Так же и наоборот, в наши дни некоторые страстные подрыватели основ - только доб­рые и попечительные устроители, и , может быть, один лишь недостаток нужных средств мешает им порадеть о других людях со всей обычной неуклонностью, не лишенной, впрочем зигзагов и даже извилин. Вот почему, когда мне говорят о "новаторстве", я начинаю смот­реть, с какой оно стороны и почему.

Вы, пожалуйста, Константин Макарыч, мое письмо никому не показывайте. А то, я знаю, у счетовода племянник в Москве на писателя учится - чего доброго, дойдет до новаторов и консерваторов, что я о них думаю. Ну, всем не понравится, а кто за меня будет?
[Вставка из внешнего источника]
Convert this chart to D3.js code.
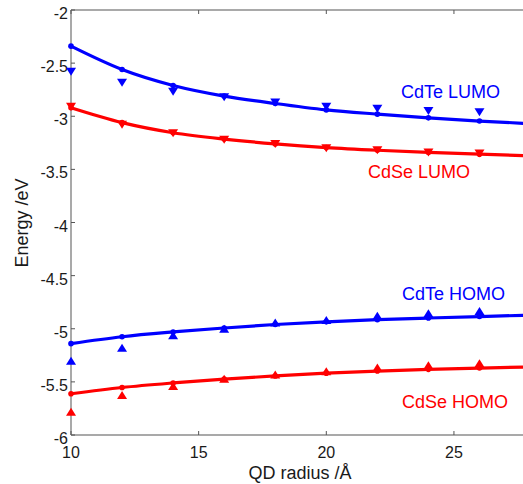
<!DOCTYPE html>
<html>
<head>
<meta charset="utf-8">
<script src="https://cdn.jsdelivr.net/npm/d3@7"></script>
<style>
  html, body { margin: 0; padding: 0; background: #fff; }
  svg { display: block; }
  text { font-family: "Liberation Sans", Arial, Helvetica, sans-serif; }
</style>
</head>
<body>
<svg id="chart" width="523" height="484"></svg>
<script>
// QD radius (Å) at which the energies were computed
const radii = [10, 12, 14, 16, 18, 20, 22, 24, 26];
// radii at which the fitted curves are sampled
const fitRadii = [10, 12, 14, 16, 18, 20, 22, 24, 26, 28];

// computed levels (eV)
const cdteLumo = [-2.58, -2.684, -2.769, -2.82, -2.87, -2.91, -2.93, -2.95, -2.963];
const cdseLumo = [-2.91, -3.08, -3.16, -3.22, -3.26, -3.30, -3.32, -3.34, -3.35];
const cdteHomo = [-5.30, -5.178, -5.06, -5.00, -4.94, -4.918, -4.877, -4.855, -4.833];
const cdseHomo = [-5.78, -5.624, -5.539, -5.47, -5.43, -5.40, -5.365, -5.344, -5.325];

// fitted curves (eV)
const cdteLumoFit = [-2.34, -2.56, -2.71, -2.81, -2.88, -2.94, -2.98, -3.015, -3.045, -3.07];
const cdseLumoFit = [-2.92, -3.06, -3.155, -3.215, -3.26, -3.295, -3.32, -3.34, -3.357, -3.372];
const cdteHomoFit = [-5.14, -5.075, -5.03, -4.993, -4.96, -4.935, -4.915, -4.899, -4.885, -4.872];
const cdseHomoFit = [-5.612, -5.553, -5.51, -5.474, -5.444, -5.418, -5.398, -5.382, -5.37, -5.36];

const seriesNames = ["CdTe LUMO", "CdSe LUMO", "CdTe HOMO", "CdSe HOMO"];
const xTicks = [10, 15, 20, 25];
const yTicks = [-6, -5.5, -5, -4.5, -4, -3.5, -3, -2.5, -2];

const svg = d3.select("#chart");
const x = d3.scaleLinear().domain([10, 30]).range([71, 581.6]);
const y = d3.scaleLinear().domain([-6, -2]).range([435, 10]);

const axisColor = "#8c8c8c";
const textColor = "#1a1a1a";

// frame: left, bottom and top edges
const frame = svg.append("g").attr("stroke", axisColor).attr("stroke-width", 1.5).attr("fill", "none");
frame.append("line").attr("x1", x(10)).attr("x2", x(10)).attr("y1", y(-2)).attr("y2", y(-6));
frame.append("line").attr("x1", x(10)).attr("x2", x(30)).attr("y1", y(-6)).attr("y2", y(-6));
frame.append("line").attr("x1", x(10)).attr("x2", x(30)).attr("y1", y(-2)).attr("y2", y(-2));

// inward ticks
const tickLen = 4;
const tickG = svg.append("g").attr("stroke", "#555").attr("stroke-width", 1);
xTicks.forEach(t => {
  tickG.append("line").attr("x1", x(t)).attr("x2", x(t)).attr("y1", y(-6)).attr("y2", y(-6) - tickLen);
  tickG.append("line").attr("x1", x(t)).attr("x2", x(t)).attr("y1", y(-2)).attr("y2", y(-2) + tickLen);
});
yTicks.forEach(t => {
  tickG.append("line").attr("x1", x(10)).attr("x2", x(10) + tickLen).attr("y1", y(t)).attr("y2", y(t));
});

// tick labels
const fmt = d => String(d);
svg.append("g").selectAll("text").data(xTicks).join("text")
  .attr("x", d => x(d)).attr("y", 458)
  .attr("text-anchor", "middle").attr("font-size", 16).attr("fill", textColor)
  .text(fmt);
svg.append("g").selectAll("text").data(yTicks).join("text")
  .attr("x", 68).attr("y", d => y(d) + 9)
  .attr("text-anchor", "end").attr("font-size", 16).attr("fill", textColor)
  .text(fmt);

// axis titles
svg.append("text").attr("x", 300).attr("y", 479).attr("text-anchor", "middle")
  .attr("font-size", 18).attr("fill", textColor).text("QD radius /Å");
svg.append("text").attr("transform", "translate(28,223) rotate(-90)").attr("text-anchor", "middle")
  .attr("font-size", 18).attr("fill", textColor).text("Energy /eV");

const series = [
  { name: seriesNames[0], color: "#0000ff", pts: cdteLumo, fit: cdteLumoFit, down: true,  lx: 401, ly: 98 },
  { name: seriesNames[1], color: "#ff0000", pts: cdseLumo, fit: cdseLumoFit, down: true,  lx: 368, ly: 178 },
  { name: seriesNames[2], color: "#0000ff", pts: cdteHomo, fit: cdteHomoFit, down: false, lx: 402, ly: 300 },
  { name: seriesNames[3], color: "#ff0000", pts: cdseHomo, fit: cdseHomoFit, down: false, lx: 402, ly: 408 }
];

const line = d3.line().x(d => x(d[0])).y(d => y(d[1])).curve(d3.curveMonotoneX);
const tri = down => down ? "M-5,-4L5,-4L0,4Z" : "M-5,4L5,4L0,-4Z";

series.forEach(s => {
  const g = svg.append("g");
  const fitPts = fitRadii.map((r, i) => [r, s.fit[i]]);
  g.append("path").attr("d", line(fitPts)).attr("fill", "none")
    .attr("stroke", s.color).attr("stroke-width", 3.2).attr("stroke-linejoin", "round");
  g.selectAll("circle").data(fitPts).join("circle")
    .attr("cx", d => x(d[0])).attr("cy", d => y(d[1])).attr("r", 2.8).attr("fill", s.color);
  g.selectAll("path.m").data(radii.map((r, i) => [r, s.pts[i]])).join("path")
    .attr("class", "m")
    .attr("transform", d => `translate(${x(d[0])},${y(d[1])})`)
    .attr("d", tri(s.down)).attr("fill", s.color);
  svg.append("text").attr("x", s.lx).attr("y", s.ly).attr("font-size", 18)
    .attr("fill", s.color).text(s.name);
});
</script>
</body>
</html>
Трудно сказать. Общественная мысль, как физика, имеет своей особый язык, и к нему нужно привыкнуть. Но можно от него и отвыкнуть, милый дедушка! Особенно, если годами приходится слышать много пустых слов и раз­ные поперечно-полосатые идеи постепенно засоряют серое вещество.
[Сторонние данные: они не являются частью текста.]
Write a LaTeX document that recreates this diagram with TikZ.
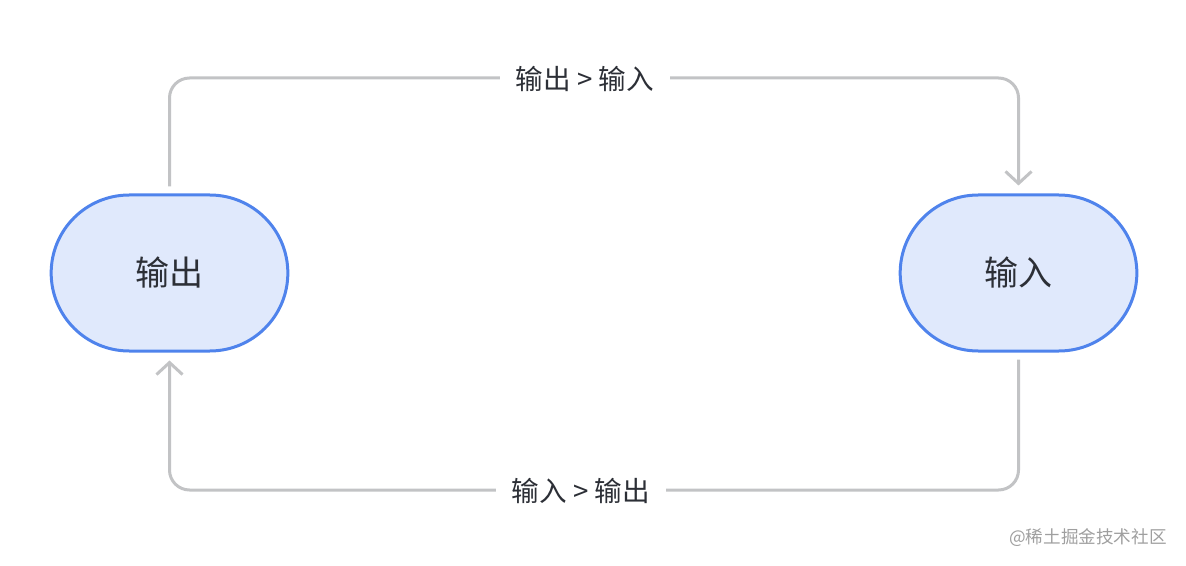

Я, конечно, надеюсь, что за меня будут люди, способные самостоятельно думать. Однако самостоятельно думать - вовсе не значит сосать из пальца. Из пальца как раз ходячую банальность высосешь, только и всего, а будет тебе казаться, что ты очень передовой и самостоятельный. Вот в физике или математике никому не приходит в голову, что можно сделать какие-нибудь открытия, минуя лучшую традицию этих наук и весь проверенный аппарат научного знания.
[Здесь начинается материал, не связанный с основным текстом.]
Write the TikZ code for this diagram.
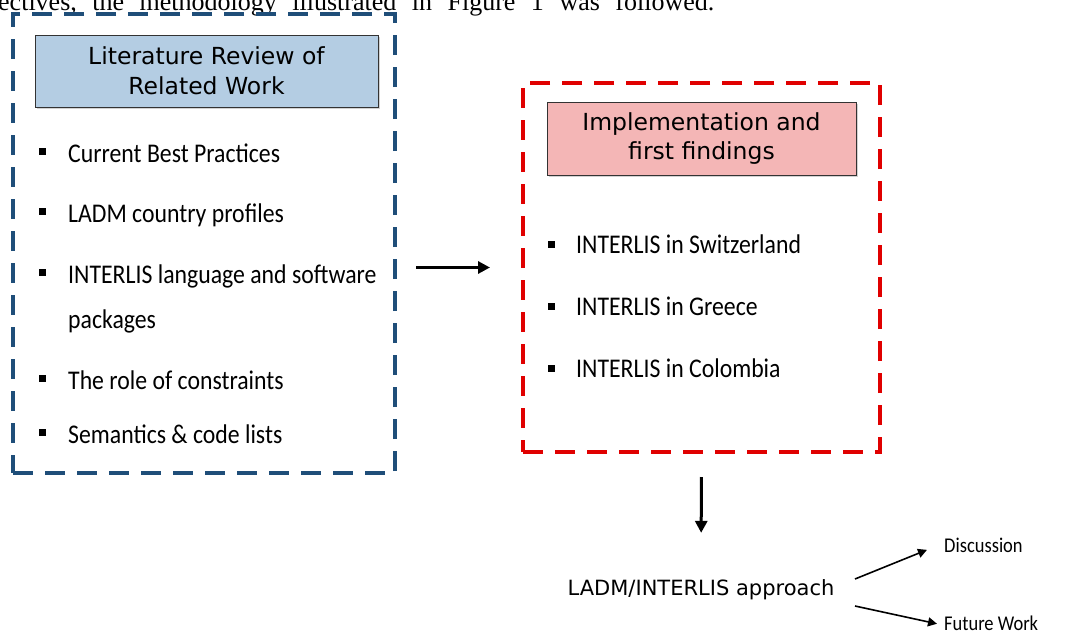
\documentclass[tikz,border=0pt]{standalone}
\usepackage{fontspec}
\setmainfont{Liberation Serif}
\newfontfamily\hdfont{DejaVu Sans}
\newfontfamily\itfont[FakeStretch=0.88]{Carlito}
\usetikzlibrary{arrows.meta,shadows}
\definecolor{dblue}{HTML}{1F4E79}
\definecolor{dred}{HTML}{E00000}
\definecolor{lblue}{HTML}{B4CDE3}
\definecolor{lred}{HTML}{F4B6B6}
\tikzset{
  bluebox/.style={draw=dblue, line width=4pt, dash pattern=on 20pt off 12pt, inner sep=0, outer sep=0},
  redbox/.style={draw=dred, line width=4pt, dash pattern=on 20pt off 12pt, inner sep=0, outer sep=0},
  header/.style={draw=black!80, line width=1pt, align=center, inner sep=0,
    font=\hdfont\fontsize{23.5}{30}\selectfont,
    drop shadow={shadow xshift=1.5pt, shadow yshift=-1.5pt, opacity=0.35}},
  item/.style={anchor=base west, inner sep=0, font=\itfont\fontsize{27}{30}\selectfont},
  bul/.style={fill=black, minimum size=7pt, inner sep=0, outer sep=0},
  arr/.style={-{Triangle[length=12pt,width=12pt]}, line width=3pt},
  sarr/.style={-{Triangle[length=9pt,width=9pt]}, line width=1.6pt},
  plain/.style={inner sep=0}
}
\begin{document}
\begin{tikzpicture}[x=1pt,y=-1pt]
\useasboundingbox (0,0) rectangle (1088,635);
\clip (0,0) rectangle (1088,635);
\fill[white] (0,0) rectangle (1088,635);
% cropped line of text at top
\node[plain, anchor=base west, font=\fontsize{26}{30}\selectfont] (top) at (-2,10) {\spaceskip=15.5pt ectives, the methodology illustrated in Figure 1 was followed.};
% left box
\node[bluebox, minimum width=382pt, minimum height=459pt] (lit) at (204,243.5) {};
\node[header, fill=lblue, minimum width=343pt, minimum height=72pt] (lith) at (206.5,71) {Literature Review of\\Related Work};
\foreach \n/\yy/\t in {a/162/Current Best Practices, b/222/LADM country profiles, c/283/INTERLIS language and software, e/389/The role of constraints, f/443/Semantics \& code lists}{
  \node[bul] (lb\n) at (42.5,\yy-10.5) {};
  \node[item] (li\n) at (68,\yy) {\t};
}
\node[item] (lid) at (68,328) {packages};
% right box
\node[redbox, minimum width=357pt, minimum height=369pt] (impl) at (701.5,267.5) {};
\node[header, fill=lred, minimum width=309pt, minimum height=73pt, font=\hdfont\fontsize{23.5}{29}\selectfont] (implh) at (701.5,138.5) {Implementation and\\first findings};
\foreach \n/\yy/\t in {a/253/Switzerland, b/315/Greece, c/377/Colombia}{
  \node[bul] (rb\n) at (551,\yy-9) {};
  \node[item] (ri\n) at (576,\yy) {INTERLIS in \t};
}
% approach
\node[plain, anchor=base, font=\hdfont\fontsize{21}{24}\selectfont] (appr) at (701,595) {LADM/INTERLIS approach};
\node[plain, anchor=base west, font=\itfont\fontsize{21}{24}\selectfont] (disc) at (944,552) {Discussion};
\node[plain, anchor=base west, font=\itfont\fontsize{21}{24}\selectfont] (fut) at (944,630) {Future Work};
% arrows
\draw[arr, shorten <=21pt, shorten >=33pt] (lit.east |- impl.west) -- (impl.west);
\draw[arr, shorten <=25pt, shorten >=46pt] (impl.south) -- (appr.north);
\coordinate (d1) at (855,579);
\coordinate (d2) at (855,606);
\draw[sarr] (d1) -- ([xshift=-17pt,yshift=-5pt]disc.west);
\draw[sarr] (d2) -- ([xshift=-7pt,yshift=-1pt]fut.west);
\end{tikzpicture}
\end{document}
Язык общественной мысли тоже требует привычки, а головы людей - это как почва, испорченная беспорядочными применениями разных скороспелых агрономических теорий. Так что, кто хочет думать, а не во сне мочалку жевать, тот не может рассчитывать на легкий успех и не должен бояться синя­ков и шишек.

Об этом достаточно. Мне уже давно хотелось спросить вас, милый дедушка, как поживает Вьюн? Помните прекрасную харак­теристику, выданную ему Антоном Павловичем Чеховым? "Этот Вьюн необыкновенно почтителен и ласков, одинаково умильно смотрит как на своих, так и на чужих, но кредитом не пользуется. Под его почтительностью и смирением скрывается самое иезуитское ехидство. Никто лучше его не умеет вовремя подкрасться и цапнуть за ногу, заб­раться в ледник или украсть у мужика курицу. Ему уже не раз отбивали задние ноги, раза два его вешали, каждую неделю пороли до полусмерти, но он всегда оживал".

Будучи критическим реалистом, А.П. Чехов немного сгустил краски в своем опи­сании темных сторон жизни. Но если без очернительства поглядеть, то говорят, что Вьюн живет нехудо. И ничего такого с ним еще не делали, разве что пустит кто-нибудь камнем для порядка. Здесь Чехов свою ограниченность проявил, а в остальном характеристика верна, хоть к делу пришивай.

Вот я изложил некоторое мои взгляды и занял такой непримиримый тон, а сам дрожу, думаю, может быть, вам покажется, что я говорю не конкретно. Согласен, уважаемый Константин Макарыч, Скажите, пожалуйста, конкретнее, а я пойду за вами повторять.

Но если вы все-таки прочтете мое письмо, и то хорошо - дай вам бог здоровья на многие лета. Я прихожу к вам, как Фемистокл к Эврибиаду, и говорю: "Возьми, дедушка, свою палку, побей, но выслушай!" Уж вы там как себе хотите, а все я равно писать буду.

Лети письмо мое орлом, развей тоску своим крылом!